* [Task details]: Reproduce the material below line by line, beginning with its first line and ending with the line that contains "84, 85, 86, 86, 87, 88, 88, 89, 90, 92]"; leave out pictures.

** START OF Source material **

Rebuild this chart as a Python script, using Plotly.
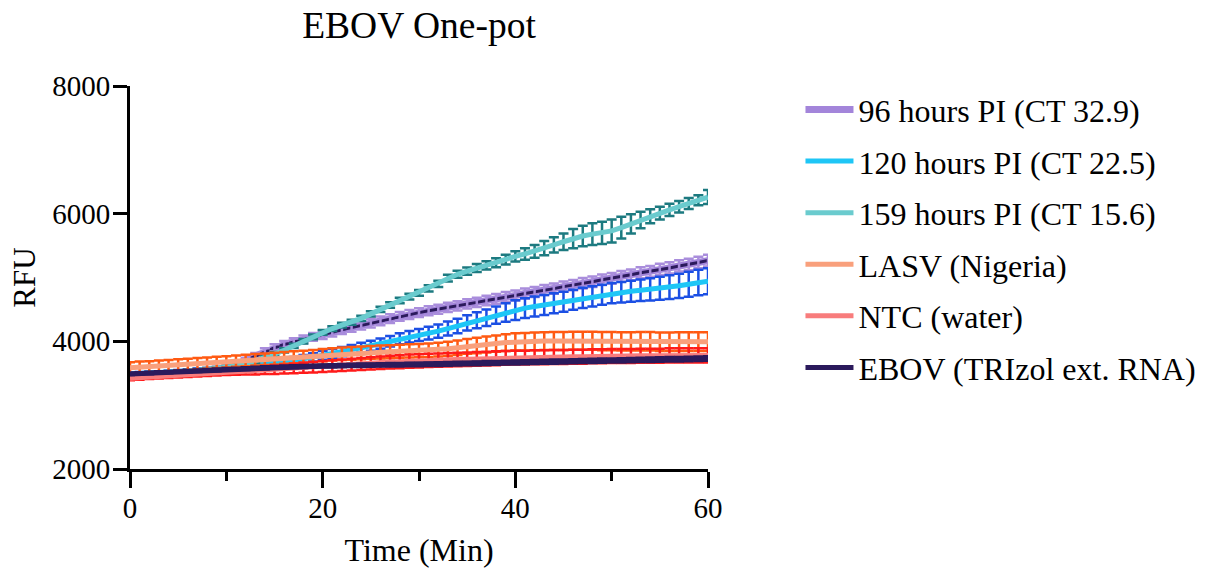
import plotly.graph_objects as go

TIME = list(range(0, 61))

SERIES_NAMES = ["96 hours PI (CT 32.9)", "120 hours PI (CT 22.5)", "159 hours PI (CT 15.6)",
                "LASV (Nigeria)", "NTC (water)", "EBOV (TRIzol ext. RNA)"]

M96 = [3450, 3460, 3470, 3480, 3495, 3505, 3520, 3530, 3545, 3560, 3580,
       3630, 3700, 3770, 3840, 3900, 3950, 3990, 4030, 4070, 4100,
       4140, 4180, 4215, 4250, 4285, 4320, 4355, 4390, 4420, 4450,
       4478, 4503, 4533, 4556, 4587, 4610, 4641, 4664, 4695, 4718,
       4749, 4772, 4803, 4826, 4857, 4880, 4911, 4934, 4965, 4988,
       5019, 5042, 5073, 5096, 5127, 5150, 5181, 5204, 5236, 5265]
E96 = [30, 30, 30, 30, 30, 32, 32, 32, 34, 34, 35,
       38, 42, 46, 50, 54, 56, 58, 60, 62, 64,
       64, 65, 66, 66, 67, 68, 68, 69, 70, 70,
       71, 72, 72, 73, 74, 74, 75, 76, 76, 77,
       78, 78, 79, 80, 80, 81, 82, 82, 83, 84,
       84, 85, 86, 86, 87, 88, 88, 89, 90, 92]

M120 = [3490, 3495, 3500, 3505, 3515, 3525, 3535, 3545, 3555, 3570, 3585,
        3595, 3610, 3625, 3640, 3655, 3675, 3700, 3725, 3750, 3780,
        3810, 3840, 3870, 3900, 3930, 3965, 4000, 4040, 4070, 4100,
        4130, 4160, 4200, 4240, 4290, 4330, 4370, 4410, 4450, 4490,
        4520, 4545, 4570, 4595, 4620, 4650, 4680, 4705, 4730, 4755,
        4770, 4785, 4800, 4815, 4830, 4850, 4870, 4895, 4920, 4940]
E120 = [25, 25, 25, 26, 26, 27, 27, 28, 28, 29, 30,
        32, 35, 38, 42, 46, 50, 55, 60, 64, 68,
        70, 72, 74, 76, 78, 80, 82, 85, 90, 95,
        100, 105, 110, 115, 120, 125, 130, 135, 145, 155,
        155, 156, 156, 157, 157, 157, 158, 158, 157, 157,
        160, 165, 170, 175, 180, 185, 190, 195, 200, 204]

M159 = [3460, 3470, 3480, 3490, 3500, 3515, 3530, 3545, 3560, 3575, 3595,
        3615, 3645, 3690, 3740, 3800, 3860, 3930, 4000, 4070, 4140,
        4200, 4255, 4300, 4360, 4430, 4500, 4570, 4640, 4700, 4760,
        4830, 4900, 4990, 5050, 5100, 5150, 5190, 5230, 5280, 5330,
        5370, 5410, 5460, 5510, 5560, 5610, 5650, 5680, 5700, 5730,
        5780, 5840, 5900, 5960, 6010, 6060, 6110, 6160, 6210, 6260]
E159 = [20, 20, 20, 20, 20, 21, 21, 22, 22, 23, 24,
        25, 26, 28, 30, 32, 33, 34, 35, 36, 37,
        38, 38, 39, 40, 40, 41, 42, 43, 44, 45,
        48, 50, 52, 55, 58, 62, 66, 70, 75, 80,
        90, 100, 110, 120, 130, 150, 160, 170, 175, 180,
        170, 150, 130, 110, 100, 95, 90, 85, 80, 110]

MLASV = [3585, 3595, 3600, 3610, 3620, 3630, 3640, 3650, 3660, 3670, 3680,
         3690, 3700, 3710, 3720, 3730, 3740, 3750, 3760, 3770, 3785,
         3795, 3805, 3812, 3820, 3826, 3832, 3838, 3844, 3850, 3855,
         3860, 3870, 3885, 3900, 3920, 3935, 3950, 3965, 3980, 3990,
         3995, 4000, 4005, 4005, 4005, 4010, 4010, 4010, 4005, 4005,
         4000, 4000, 4000, 4000, 3995, 3995, 3995, 3995, 3995, 3995]
ELASV = [88, 88, 88, 88, 88, 88, 88, 88, 88, 88, 88,
         89, 89, 90, 90, 91, 92, 93, 94, 95, 96,
         97, 98, 99, 100, 100, 101, 102, 103, 104, 105,
         106, 108, 110, 113, 116, 120, 124, 128, 132, 135,
         137, 138, 139, 140, 140, 141, 142, 142, 143, 143,
         144, 144, 145, 145, 145, 145, 146, 146, 146, 146]

MNTC = [3420, 3430, 3440, 3450, 3460, 3470, 3480, 3490, 3500, 3510, 3520,
        3525, 3535, 3540, 3550, 3555, 3565, 3575, 3585, 3595, 3605,
        3615, 3625, 3635, 3645, 3655, 3665, 3675, 3680, 3690, 3695,
        3700, 3705, 3710, 3715, 3720, 3725, 3730, 3735, 3740, 3745,
        3745, 3750, 3750, 3755, 3755, 3760, 3760, 3765, 3765, 3770,
        3770, 3770, 3775, 3775, 3775, 3780, 3780, 3780, 3780, 3780]
ENTC = [30, 30, 32, 34, 36, 38, 40, 42, 44, 46, 48,
        50, 54, 58, 62, 66, 70, 74, 78, 82, 85,
        88, 90, 92, 94, 96, 98, 100, 101, 102, 103,
        104, 105, 106, 106, 107, 107, 108, 108, 108, 108,
        109, 109, 109, 109, 110, 110, 110, 110, 110, 110,
        110, 110, 110, 110, 110, 110, 110, 110, 110, 110]

MEBOV = [3490, 3497, 3504, 3511, 3518, 3525, 3532, 3540, 3547, 3554, 3560,
         3567, 3573, 3580, 3586, 3592, 3598, 3602, 3606, 3610, 3613,
         3616, 3619, 3622, 3625, 3627, 3630, 3632, 3634, 3636, 3638,
         3640, 3643, 3646, 3650, 3653, 3656, 3660, 3663, 3666, 3670,
         3673, 3676, 3679, 3682, 3685, 3688, 3691, 3694, 3697, 3700,
         3703, 3706, 3709, 3712, 3715, 3718, 3721, 3724, 3727, 3730]
EEBOV = [18, 18, 18, 19, 19, 19, 20, 20, 20, 21, 21,
         21, 22, 22, 22, 23, 23, 23, 24, 24, 24,
         25, 25, 25, 26, 26, 26, 27, 27, 27, 28,
         28, 28, 29, 29, 29, 30, 30, 30, 30, 31,
         31, 31, 31, 32, 32, 32, 32, 33, 33, 33,
         33, 34, 34, 34, 34, 35, 35, 35, 35, 35]

LINE_COLORS = ["#A385DA", "#1EC6F6", "#6ACBCE", "#F9A07C", "#F87C7C", "#2B1A5C"]
ERR_COLORS = ["#A98DDC", "#1B4FE4", "#1C7A80", "#FF5A12", "#FF1A1A", "#2B1A5C"]

FONT = "Liberation Serif, Times New Roman, serif"

fig = go.Figure()

means = [M96, M120, M159, MLASV, MNTC, MEBOV]
errs = [E96, E120, E159, ELASV, ENTC, EEBOV]

for i, (name, m, e) in enumerate(zip(SERIES_NAMES, means, errs)):
    if i == 0:
        fig.add_trace(go.Scatter(x=TIME, y=m, mode="lines", name=name,
                                 legendgroup=f"g{i}",
                                 line=dict(color=LINE_COLORS[i], width=7)))
        fig.add_trace(go.Scatter(x=TIME, y=m, mode="lines", showlegend=False,
                                 hoverinfo="skip",
                                 line=dict(color="#2B1A5C", width=3)))
        fig.add_trace(go.Scatter(x=TIME, y=m, mode="markers", showlegend=False,
                                 hoverinfo="skip",
                                 marker=dict(size=1, color="rgba(0,0,0,0)"),
                                 error_y=dict(type="data", array=e, visible=True,
                                              color=ERR_COLORS[i], thickness=2.5, width=5)))
    else:
        fig.add_trace(go.Scatter(x=TIME, y=m, mode="lines", name=name,
                                 legendgroup=f"g{i}",
                                 line=dict(color=LINE_COLORS[i], width=5),
                                 error_y=dict(type="data", array=e, visible=True,
                                              color=ERR_COLORS[i], thickness=2.5, width=5)))

fig.update_layout(
    width=1205, height=573, autosize=False,
    margin=dict(l=130, r=497, t=86, b=104, autoexpand=False),
    paper_bgcolor="white", plot_bgcolor="white",
    font=dict(family=FONT, color="black"),
    title=dict(text="EBOV One-pot", x=0.5, xref="paper", xanchor="center",
               y=1 - 25 / 573, yref="container", yanchor="middle",
               font=dict(family=FONT, size=37.5, color="black")),
    showlegend=True,
    legend=dict(x=1.160, xanchor="left", y=1.010, yanchor="top",
                traceorder="grouped", tracegroupgap=7, itemwidth=48,
                maxheight=800,
                font=dict(family=FONT, size=32, color="black"),
                bgcolor="rgba(0,0,0,0)", borderwidth=0),
    xaxis=dict(range=[0, 60], showgrid=False, zeroline=False,
               showline=True, linecolor="black", linewidth=3,
               ticks="outside", ticklen=16, tickwidth=3, tickcolor="black",
               tickmode="array", tickvals=[0, 20, 40, 60],
               ticklabelstandoff=-5,
               minor=dict(ticks="outside", ticklen=9, tickwidth=3, tickcolor="black",
                          tickmode="array", tickvals=[10, 30, 50]),
               tickfont=dict(family=FONT, size=29, color="black"),
               title=dict(text="Time (Min)", font=dict(family=FONT, size=32, color="black"),
                          standoff=16)),
    yaxis=dict(range=[2000, 8000], showgrid=False, zeroline=False,
               showline=True, linecolor="black", linewidth=3,
               ticks="outside", ticklen=14, tickwidth=3, tickcolor="black",
               tickmode="array", tickvals=[2000, 4000, 6000, 8000],
               ticklabelstandoff=-3,
               tickfont=dict(family=FONT, size=29, color="black"),
               title=dict(text="RFU", font=dict(family=FONT, size=31, color="black"),
                          standoff=8)),
)

fig.write_html("out.html")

** END OF Source material **

* [Exercise solution]:
Rebuild this chart as a Python script, using Plotly.
import plotly.graph_objects as go

TIME = list(range(0, 61))

SERIES_NAMES = ["96 hours PI (CT 32.9)", "120 hours PI (CT 22.5)", "159 hours PI (CT 15.6)",
                "LASV (Nigeria)", "NTC (water)", "EBOV (TRIzol ext. RNA)"]

M96 = [3450, 3460, 3470, 3480, 3495, 3505, 3520, 3530, 3545, 3560, 3580,
       3630, 3700, 3770, 3840, 3900, 3950, 3990, 4030, 4070, 4100,
       4140, 4180, 4215, 4250, 4285, 4320, 4355, 4390, 4420, 4450,
       4478, 4503, 4533, 4556, 4587, 4610, 4641, 4664, 4695, 4718,
       4749, 4772, 4803, 4826, 4857, 4880, 4911, 4934, 4965, 4988,
       5019, 5042, 5073, 5096, 5127, 5150, 5181, 5204, 5236, 5265]
E96 = [30, 30, 30, 30, 30, 32, 32, 32, 34, 34, 35,
       38, 42, 46, 50, 54, 56, 58, 60, 62, 64,
       64, 65, 66, 66, 67, 68, 68, 69, 70, 70,
       71, 72, 72, 73, 74, 74, 75, 76, 76, 77,
       78, 78, 79, 80, 80, 81, 82, 82, 83, 84,
       84, 85, 86, 86, 87, 88, 88, 89, 90, 92]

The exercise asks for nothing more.